Now we're seeing the 10 pairs of locations furthest from each other in terms of the total distance between them. 

## Single Source Shortest Path

The Single Source Shortest Path (SSSP) algorithm, which came into prominence at around the same time as Dijkstra’s Shortest Path algorithm, acts as an implementation for both problems.

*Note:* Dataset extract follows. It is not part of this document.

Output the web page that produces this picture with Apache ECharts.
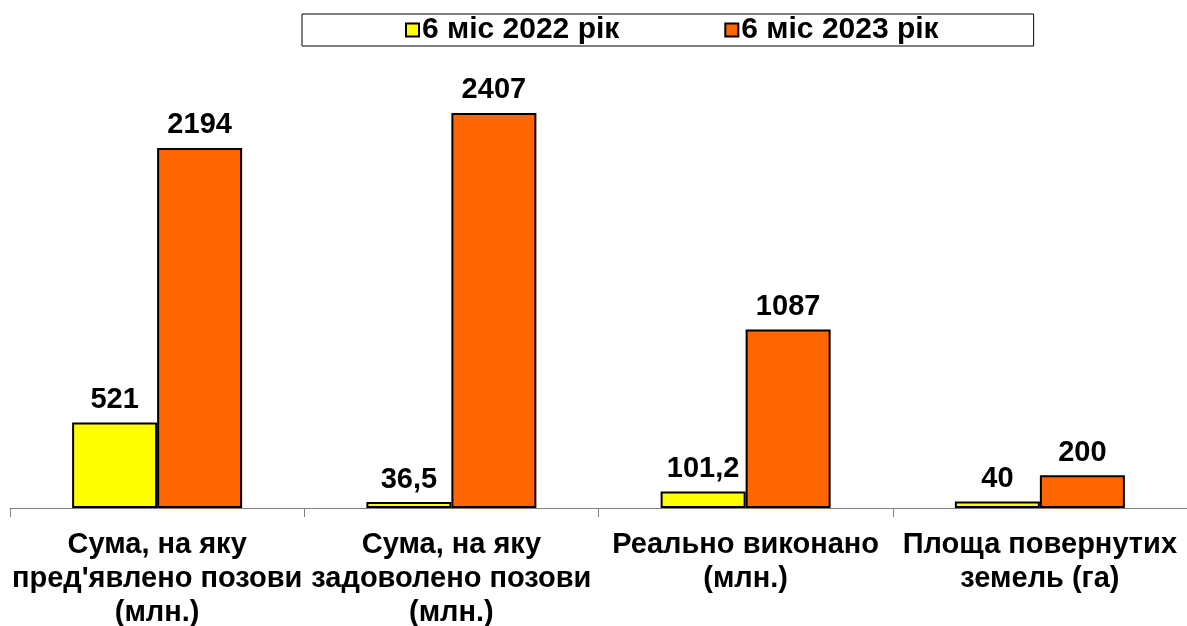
<!DOCTYPE html>
<html><head><meta charset="utf-8">
<script src="https://cdn.jsdelivr.net/npm/echarts@6/dist/echarts.min.js"></script>
<style>html,body{margin:0;padding:0;background:#fff}#c{width:1187px;height:626px}</style>
</head><body><div id="c"></div>
<script>
const categories = ["Сума, на яку\nпред'явлено позови\n(млн.)", "Сума, на яку\nзадоволено позови\n(млн.)", "Реально виконано\n(млн.)", "Площа повернутих\nземель (га)"];
const seriesNames = ["6 міс 2022 рік", "6 міс 2023 рік"];
const values2022 = [521, 36.5, 101.2, 40];
const values2023 = [2194, 2407, 1087, 200];
const colors = ["#FFFF00", "#FF6600"];

const FONT = '"Liberation Sans", Arial, sans-serif';
const chart = echarts.init(document.getElementById('c'));
const lbl = {
  show: true, position: 'top', distance: 8, color: '#000', fontWeight: 'bold',
  fontSize: 29, fontFamily: FONT,
  formatter: p => String(p.value).replace('.', ',')
};
chart.setOption({
  animation: false,
  textStyle: { fontFamily: FONT },
  legend: {
    left: 302, top: 14, padding: [1, 95, 1, 103], itemGap: 105,
    itemWidth: 13, itemHeight: 13, borderColor: '#000', borderWidth: 1,
    textStyle: { fontSize: 30, fontWeight: 'bold', color: '#000', fontFamily: FONT, padding: [1, 0, 0, -2] },
    data: seriesNames.map(n => ({ name: n, icon: 'rect' }))
  },
  grid: { left: 10, right: 0, top: 48.5, bottom: 118, containLabel: false, outerBoundsMode: 'none' },
  xAxis: {
    type: 'category', data: categories,
    axisLine: { lineStyle: { color: '#808080', width: 1 } },
    axisTick: { show: true, length: 9, lineStyle: { color: '#808080' } },
    axisLabel: { interval: 0, margin: 20, color: '#000', fontWeight: 'bold', fontSize: 29, lineHeight: 34, fontFamily: FONT, verticalAlign: 'top' }
  },
  yAxis: { type: 'value', min: 0, max: 2800, show: false, splitLine: { show: false } },
  series: [
    { name: seriesNames[0], type: 'bar', data: values2022, barWidth: 85, barGap: '0%',
      itemStyle: { color: colors[0], borderColor: '#000', borderWidth: 2 }, label: lbl },
    { name: seriesNames[1], type: 'bar', data: values2023, barWidth: 85, barGap: '0%',
      itemStyle: { color: colors[1], borderColor: '#000', borderWidth: 2 }, label: lbl }
  ]
});
</script></body></html>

Neo4j implements a variation of SSSP, called the Delta-Stepping algorithm that divides Dijkstra’s algorithm into a number of phases that can be executed in parallel. The following query executes the Delta-Stepping algorithm:

In [6]:
query = """
MATCH (n:Place {id:$place})
CALL algo.shortestPath.deltaStepping.stream(n, "distance", 1.0)
YIELD nodeId, distance
WHERE algo.isFinite(distance)
RETURN algo.getNodeById(nodeId).id AS destination, distance
ORDER BY distance
"""

params = {
    "place": "Utrecht"
}

with driver.session() as session:
    rows = session.run(query, params)
    df = pd.DataFrame([dict(record) for record in rows])

display(df)

Unnamed: 0,destination,distance
0,Utrecht,0.0
1,Gouda,35.0
2,Amsterdam,46.0
3,Rotterdam,60.0
4,Den Haag,67.0
5,Hoek van Holland,93.0
6,Felixstowe,300.0
7,Ipswich,322.0
8,Colchester,354.0
9,Immingham,415.0


## Minimum Spanning Tree

The Minimum (Weight) Spanning Tree algorithm starts from a given node and finds all its reachable nodes and the set of relationships that connect the nodes together with the minimum possible weight. It traverses to the next unvisited node with the lowest weight from any visited node, avoiding cycles.

In [4]:
query = """
MATCH (n:Place {id:$place})
CALL algo.spanningTree.minimum("Place", "EROAD", "distance", id(n),
{write:true, writeProperty:"MINST"})
YIELD loadMillis, computeMillis, writeMillis, effectiveNodeCount
RETURN loadMillis, computeMillis, writeMillis, effectiveNodeCount
"""

params = {
    "place": "Amsterdam"
}

with driver.session() as session:
    rows = session.run(query, params)
    df = pd.DataFrame([dict(record) for record in rows])

display(df)

Unnamed: 0,computeMillis,effectiveNodeCount,loadMillis,writeMillis
0,2,12,28,116


In [5]:
query = """
MATCH path = (n:Place {id:$place})-[:MINST*]->(end)
WHERE not((end)-[:MINST]->())
WITH relationships(path) AS rels
UNWIND rels AS rel
RETURN startNode(rel).id AS source, endNode(rel).id AS destination, rel.distance AS cost
"""

params = {
    "place": "Amsterdam"
}

with driver.session() as session:
    rows = session.run(query, params)
    df = pd.DataFrame([dict(record) for record in rows])

display(df)

Unnamed: 0,cost,destination,source
0,46.0,Utrecht,Amsterdam
1,35.0,Gouda,Utrecht
2,25.0,Rotterdam,Gouda
3,26.0,Den Haag,Rotterdam
4,27.0,Hoek van Holland,Den Haag
5,207.0,Felixstowe,Hoek van Holland
6,22.0,Ipswich,Felixstowe
7,32.0,Colchester,Ipswich
8,106.0,London,Colchester
9,277.0,Doncaster,London


If we were in Amsterdam and wanted to visit every other place in our dataset during the same trip, this would be  the shortest continuous route to do so.

## Random Walk

The Random Walk algorithm provides a set of nodes on a random path in a graph.

In [None]:
query = """
MATCH (source:Place {id: $place})
CALL algo.randomWalk.stream(id(source), 5, 1)
YIELD nodeIds
UNWIND algo.getNodesById(nodeIds) AS place
RETURN place.id AS place
"""

params = {
    "place": "Den Haag"
}

with driver.session() as session:
    rows = session.run(query, params)
    df = pd.DataFrame([dict(record) for record in rows])

display(df)

At each stage of the random walk the next relationship is chosen randomly. This means that if we rerun the algorithm, even with the same parameters, we likely won’t get the same result.